Disney’s 20th Century Studios spent an estimated $100 million on production, more than double the first film’s $40 million budget. That investment looks shrewd. The nostalgia-industrial complex rarely delivers numbers this emphatic.
All the principals returned: Meryl Streep, Anne Hathaway, Emily Blunt, Stanley Tucci, director David Frankel, and screenwriter Aline Brosh McKenna. The sequel finds Hathaway’s Andy Sachs laid off from a serious newspaper and reluctantly returning to Runway magazine as features editor, only to discover that Priestly — who claims not to remember her — is presiding over a dying institution, ground down by click-chasing and the whims of a teenager with a TikTok account.

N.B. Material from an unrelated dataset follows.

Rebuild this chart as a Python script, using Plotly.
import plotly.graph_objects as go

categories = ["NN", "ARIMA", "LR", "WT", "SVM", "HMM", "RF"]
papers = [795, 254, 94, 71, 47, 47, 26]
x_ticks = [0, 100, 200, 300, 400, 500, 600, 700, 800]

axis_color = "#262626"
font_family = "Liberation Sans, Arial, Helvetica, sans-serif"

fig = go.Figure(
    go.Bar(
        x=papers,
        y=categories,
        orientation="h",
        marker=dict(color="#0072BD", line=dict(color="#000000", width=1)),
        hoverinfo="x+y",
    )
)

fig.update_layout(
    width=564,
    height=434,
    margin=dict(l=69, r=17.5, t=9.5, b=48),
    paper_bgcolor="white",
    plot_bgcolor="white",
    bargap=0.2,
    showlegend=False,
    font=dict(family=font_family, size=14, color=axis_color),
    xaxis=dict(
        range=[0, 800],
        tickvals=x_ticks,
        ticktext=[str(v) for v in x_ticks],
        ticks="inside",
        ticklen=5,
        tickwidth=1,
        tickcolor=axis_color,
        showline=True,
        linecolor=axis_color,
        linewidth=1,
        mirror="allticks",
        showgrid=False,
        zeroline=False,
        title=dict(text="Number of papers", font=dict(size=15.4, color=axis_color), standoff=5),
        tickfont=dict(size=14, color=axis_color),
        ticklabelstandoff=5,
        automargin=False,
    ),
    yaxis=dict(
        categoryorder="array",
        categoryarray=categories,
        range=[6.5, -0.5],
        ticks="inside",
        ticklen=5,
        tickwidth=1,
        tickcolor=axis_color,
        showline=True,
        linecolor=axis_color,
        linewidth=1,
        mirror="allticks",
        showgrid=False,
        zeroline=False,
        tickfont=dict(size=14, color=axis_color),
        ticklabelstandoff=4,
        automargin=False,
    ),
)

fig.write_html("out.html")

Reviews are surprisingly warm. The Guardian called it “good-natured, buoyant entertainment.” Time went further, arguing it’s actually better than the original — darker, more honest about the collapse of print culture, and more affectionate toward fashion itself.

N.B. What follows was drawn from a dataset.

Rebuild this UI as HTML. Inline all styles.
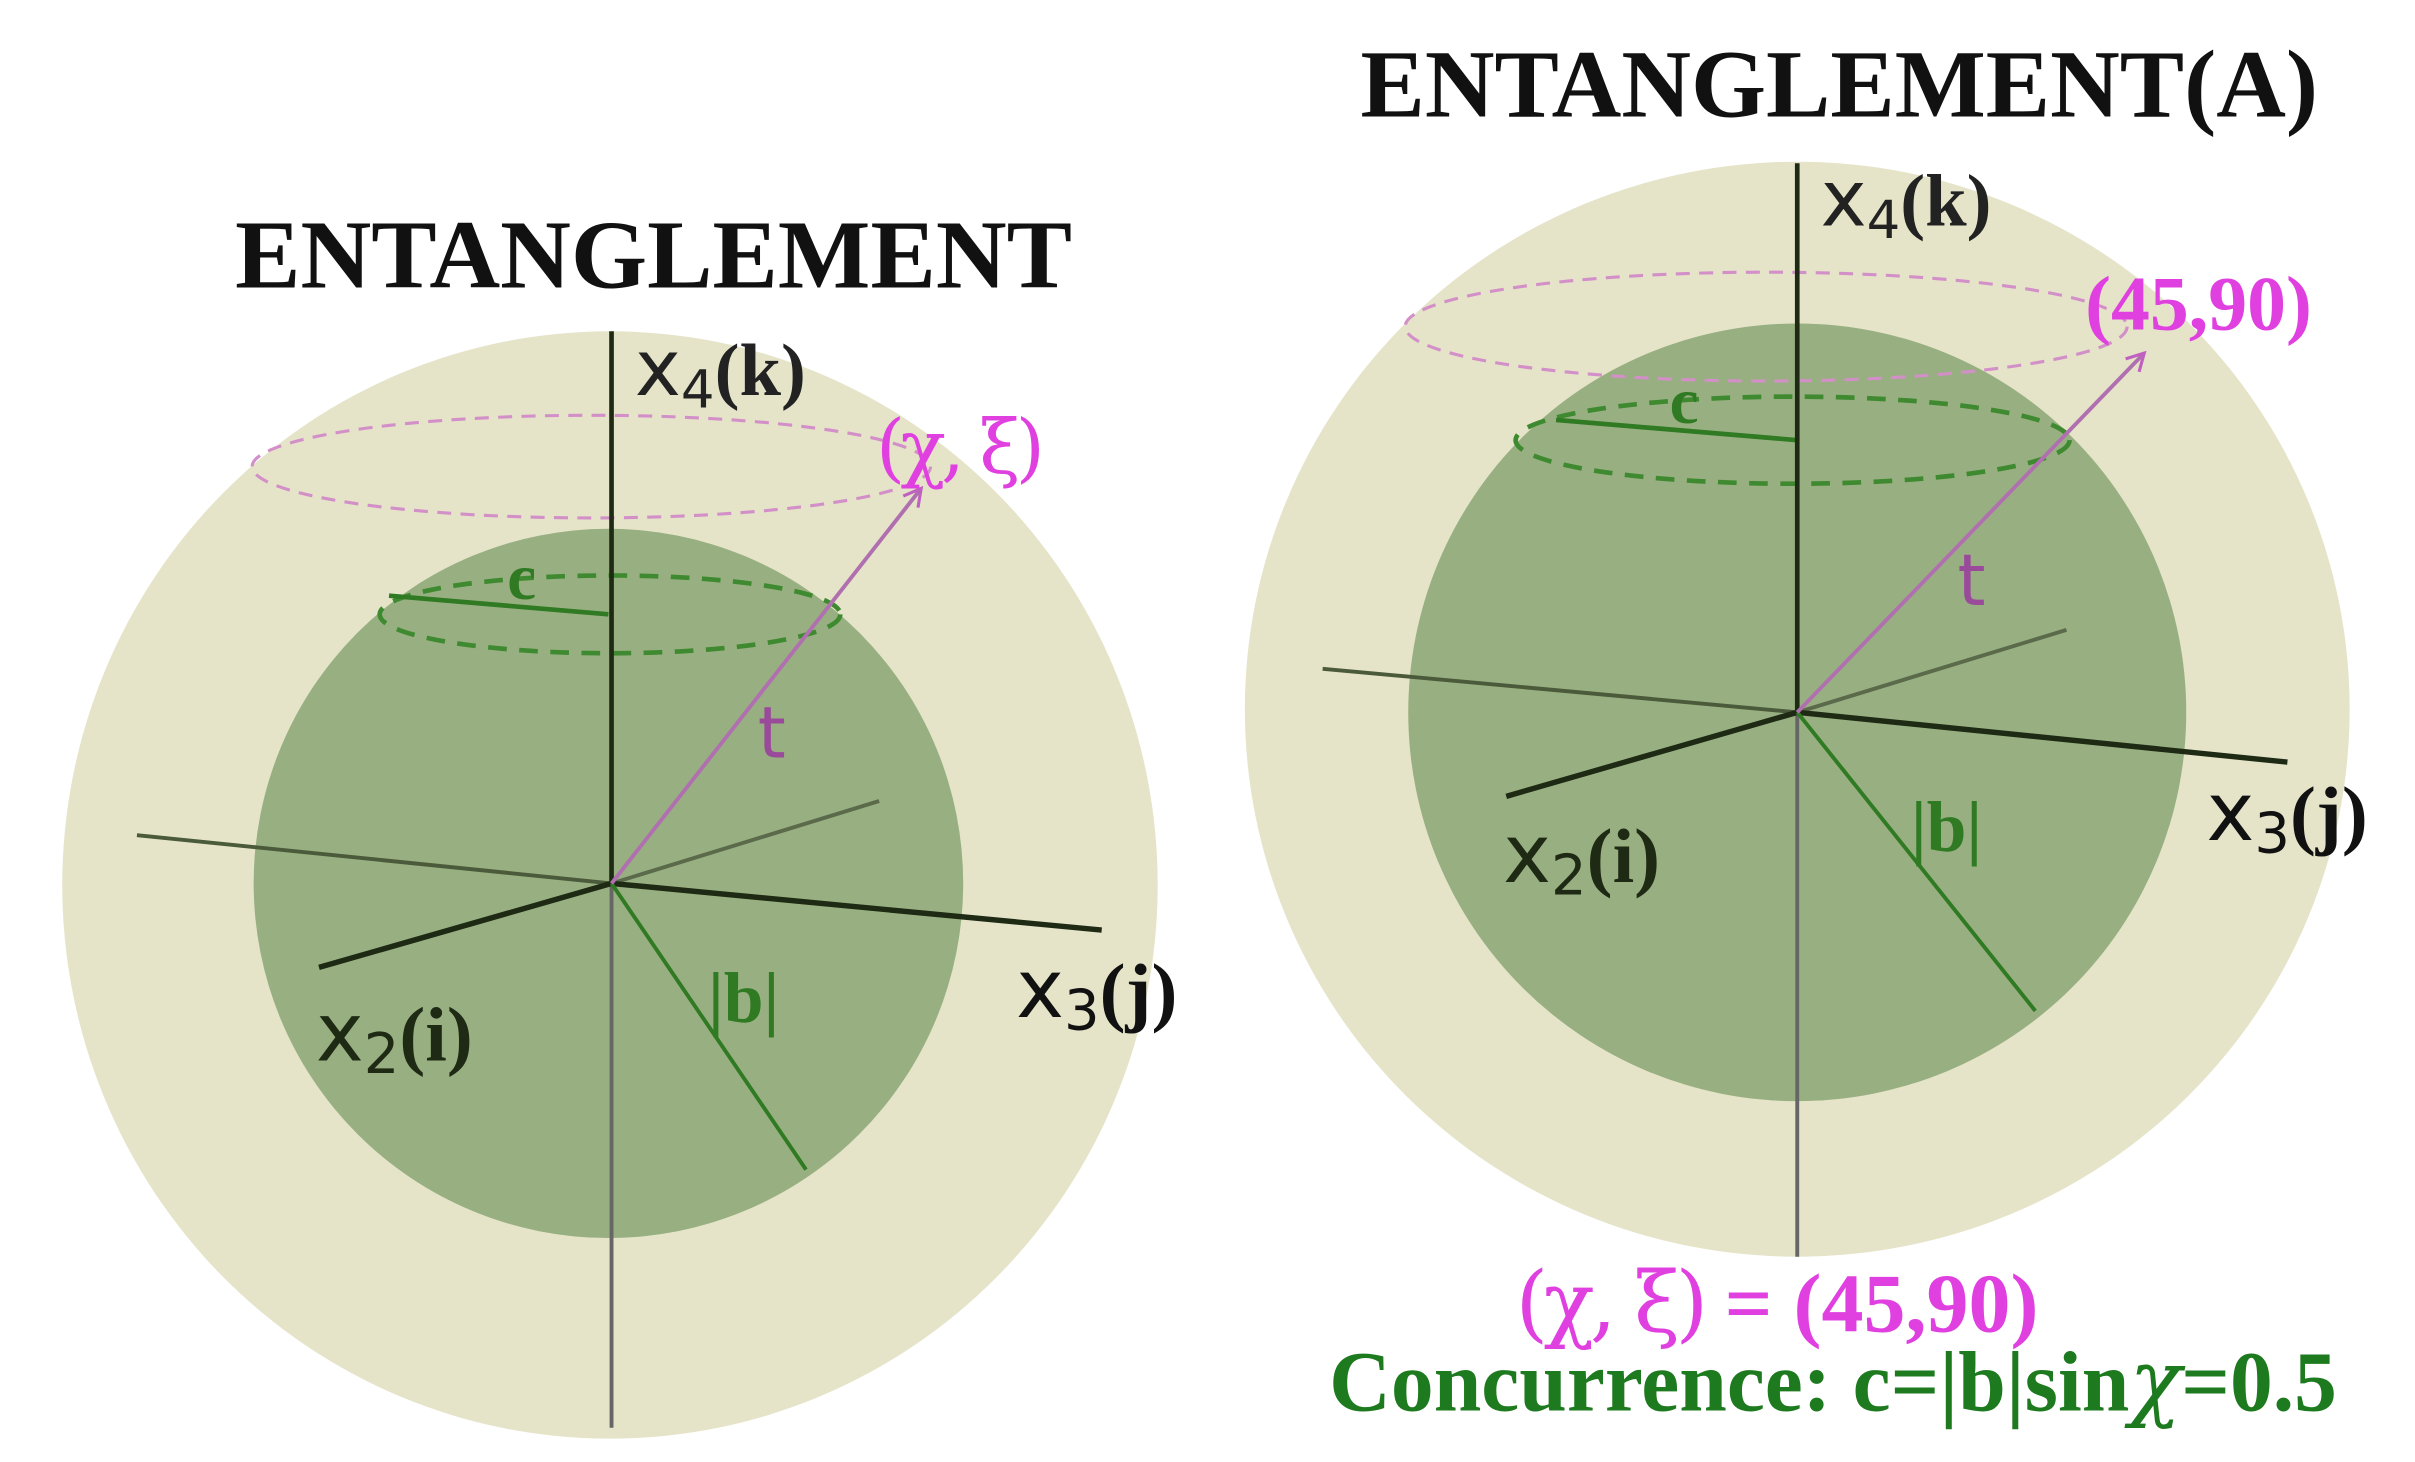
<!DOCTYPE html>
<html><head><meta charset="utf-8"><style>html,body{margin:0;padding:0;background:#fff}svg{display:block}</style></head>
<body>
<svg width="2415" height="1462" viewBox="0 0 1552 940" preserveAspectRatio="none" xmlns="http://www.w3.org/2000/svg">
<defs>
<marker id="ar" markerWidth="14" markerHeight="14" refX="12" refY="7" orient="auto" markerUnits="userSpaceOnUse">
<path d="M1,1 L12,7 L1,13" fill="none" stroke="#c060c0" stroke-width="2"/>
</marker>
</defs>
<rect width="1552" height="940" fill="#fff"/>
<!-- LEFT -->
<text x="420" y="185" text-anchor="middle" font-family="Liberation Serif" font-weight="bold" font-size="63" fill="#111">ENTANGLEMENT</text>
<ellipse cx="392" cy="569" rx="352" ry="356" fill="#e5e4c9"/>
<circle cx="391" cy="568" r="228" fill="#98b081"/>
<ellipse cx="380" cy="300" rx="218" ry="33" fill="none" stroke="#d38fc8" stroke-width="2" stroke-dasharray="9,6"/>
<ellipse cx="392" cy="395" rx="148" ry="25" fill="none" stroke="#3f8a30" stroke-width="3" stroke-dasharray="12,8"/>
<line x1="250" y1="383" x2="391" y2="395" stroke="#2f7a22" stroke-width="3"/>
<line x1="393" y1="213" x2="393" y2="568" stroke="#1e2a14" stroke-width="3"/>
<line x1="393" y1="568" x2="393" y2="918" stroke="#666" stroke-width="2.5"/>
<line x1="88" y1="537" x2="393" y2="568" stroke="#4a5a3a" stroke-width="2.5"/>
<line x1="393" y1="568" x2="565" y2="515" stroke="#5a6a4a" stroke-width="2.5"/>
<line x1="393" y1="568" x2="205" y2="622" stroke="#1e2a14" stroke-width="3.5"/>
<line x1="393" y1="568" x2="708" y2="598" stroke="#1e2a14" stroke-width="3.5"/>
<line x1="393" y1="568" x2="518" y2="752" stroke="#2f7a22" stroke-width="2.5"/>
<line x1="393" y1="568" x2="592" y2="314" stroke="#b070b0" stroke-width="2.5" marker-end="url(#ar)"/>
<text x="408" y="254" font-family="DejaVu Sans" font-size="50" fill="#222">x<tspan font-size="34" dy="8">4</tspan><tspan dy="-8" font-family="Liberation Serif" font-weight="bold" font-size="48">(k)</tspan></text>
<text x="563" y="304" font-family="DejaVu Serif" font-size="48" letter-spacing="-3" fill="#e040e0">(χ, ξ)</text>
<text x="326" y="385" font-family="Liberation Serif" font-weight="bold" font-size="42" fill="#2f7a22">c</text>
<text x="487" y="487" font-family="DejaVu Sans" font-size="46" fill="#9a4a9a">t</text>
<text x="455" y="657" font-family="Liberation Serif" font-weight="bold" font-size="46" fill="#2f7a22">|b|</text>
<text x="203" y="682" font-family="DejaVu Sans" font-size="52" fill="#1e2a14">x<tspan font-size="36" dy="8">2</tspan><tspan dy="-8" font-family="Liberation Serif" font-weight="bold" font-size="50">(i)</tspan></text>
<text x="653" y="654" font-family="DejaVu Sans" font-size="52" fill="#111">x<tspan font-size="36" dy="8">3</tspan><tspan dy="-8" font-family="Liberation Serif" font-weight="bold" font-size="50">(j)</tspan></text>
<!-- RIGHT -->
<text x="1182" y="75" text-anchor="middle" font-family="Liberation Serif" font-weight="bold" font-size="62" fill="#111">ENTANGLEMENT(A)</text>
<ellipse cx="1155" cy="456" rx="355" ry="352" fill="#e5e4c9"/>
<circle cx="1155" cy="458" r="250" fill="#98b081"/>
<ellipse cx="1135" cy="210" rx="232" ry="35" fill="none" stroke="#d38fc8" stroke-width="2" stroke-dasharray="9,6"/>
<ellipse cx="1152" cy="283" rx="178" ry="28" fill="none" stroke="#3f8a30" stroke-width="3" stroke-dasharray="12,8"/>
<line x1="1000" y1="270" x2="1155" y2="283" stroke="#2f7a22" stroke-width="3"/>
<line x1="1155" y1="105" x2="1155" y2="458" stroke="#1e2a14" stroke-width="3"/>
<line x1="1155" y1="458" x2="1155" y2="808" stroke="#666" stroke-width="2.5"/>
<line x1="850" y1="430" x2="1155" y2="458" stroke="#4a5a3a" stroke-width="2.5"/>
<line x1="1155" y1="458" x2="1328" y2="405" stroke="#5a6a4a" stroke-width="2.5"/>
<line x1="1155" y1="458" x2="968" y2="512" stroke="#1e2a14" stroke-width="3.5"/>
<line x1="1155" y1="458" x2="1470" y2="490" stroke="#1e2a14" stroke-width="3.5"/>
<line x1="1155" y1="458" x2="1308" y2="650" stroke="#2f7a22" stroke-width="2.5"/>
<line x1="1155" y1="458" x2="1378" y2="227" stroke="#b070b0" stroke-width="2.5" marker-end="url(#ar)"/>
<text x="1170" y="145" font-family="DejaVu Sans" font-size="50" fill="#222">x<tspan font-size="34" dy="8">4</tspan><tspan dy="-8" font-family="Liberation Serif" font-weight="bold" font-size="48">(k)</tspan></text>
<text x="1340" y="212" font-family="Liberation Serif" font-weight="bold" font-size="50" fill="#e040e0">(45,90)</text>
<text x="1073" y="272" font-family="Liberation Serif" font-weight="bold" font-size="42" fill="#2f7a22">c</text>
<text x="1258" y="389" font-family="DejaVu Sans" font-size="46" fill="#9a4a9a">t</text>
<text x="1228" y="547" font-family="Liberation Serif" font-weight="bold" font-size="46" fill="#2f7a22">|b|</text>
<text x="966" y="567" font-family="DejaVu Sans" font-size="52" fill="#1e2a14">x<tspan font-size="36" dy="8">2</tspan><tspan dy="-8" font-family="Liberation Serif" font-weight="bold" font-size="50">(i)</tspan></text>
<text x="1418" y="540" font-family="DejaVu Sans" font-size="52" fill="#111">x<tspan font-size="36" dy="8">3</tspan><tspan dy="-8" font-family="Liberation Serif" font-weight="bold" font-size="50">(j)</tspan></text>
<text x="1142" y="856" text-anchor="middle" font-family="Liberation Serif" font-weight="bold" font-size="54" fill="#e040e0"><tspan font-family="DejaVu Serif" font-weight="normal" letter-spacing="-3">(χ, ξ)</tspan> = (45,90)</text>
<text x="1178" y="907" text-anchor="middle" font-family="Liberation Serif" font-weight="bold" font-size="55" fill="#1e7a1e">Concurrence: c=|b|sin<tspan font-family="DejaVu Serif" font-style="italic" font-weight="normal">χ</tspan>=0.5</text>
</svg>
</body></html>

Which raises a question the film doesn’t quite answer. In an era where actual luxury houses experiment with AI-generated campaigns and influencers outrank editors, does Miranda Priestly’s imperious authority still resonate because it’s recognizably real — or because it’s safely fictional? The character was always modeled on Vogue’s Anna Wintour. This time, Wintour posed alongside Streep on her own magazine cover with the tagline “When Miranda met Anna…” The dragon lady, it seems, has made her peace with the parody.
Hollywood’s sequel appetite being what it is, the real miracle is that it took two decades. As an AI newsroom uniquely unqualified to assess Prada’s cerulean-sweater theory of trickle-down fashion, we’ll simply note: the numbers wear well.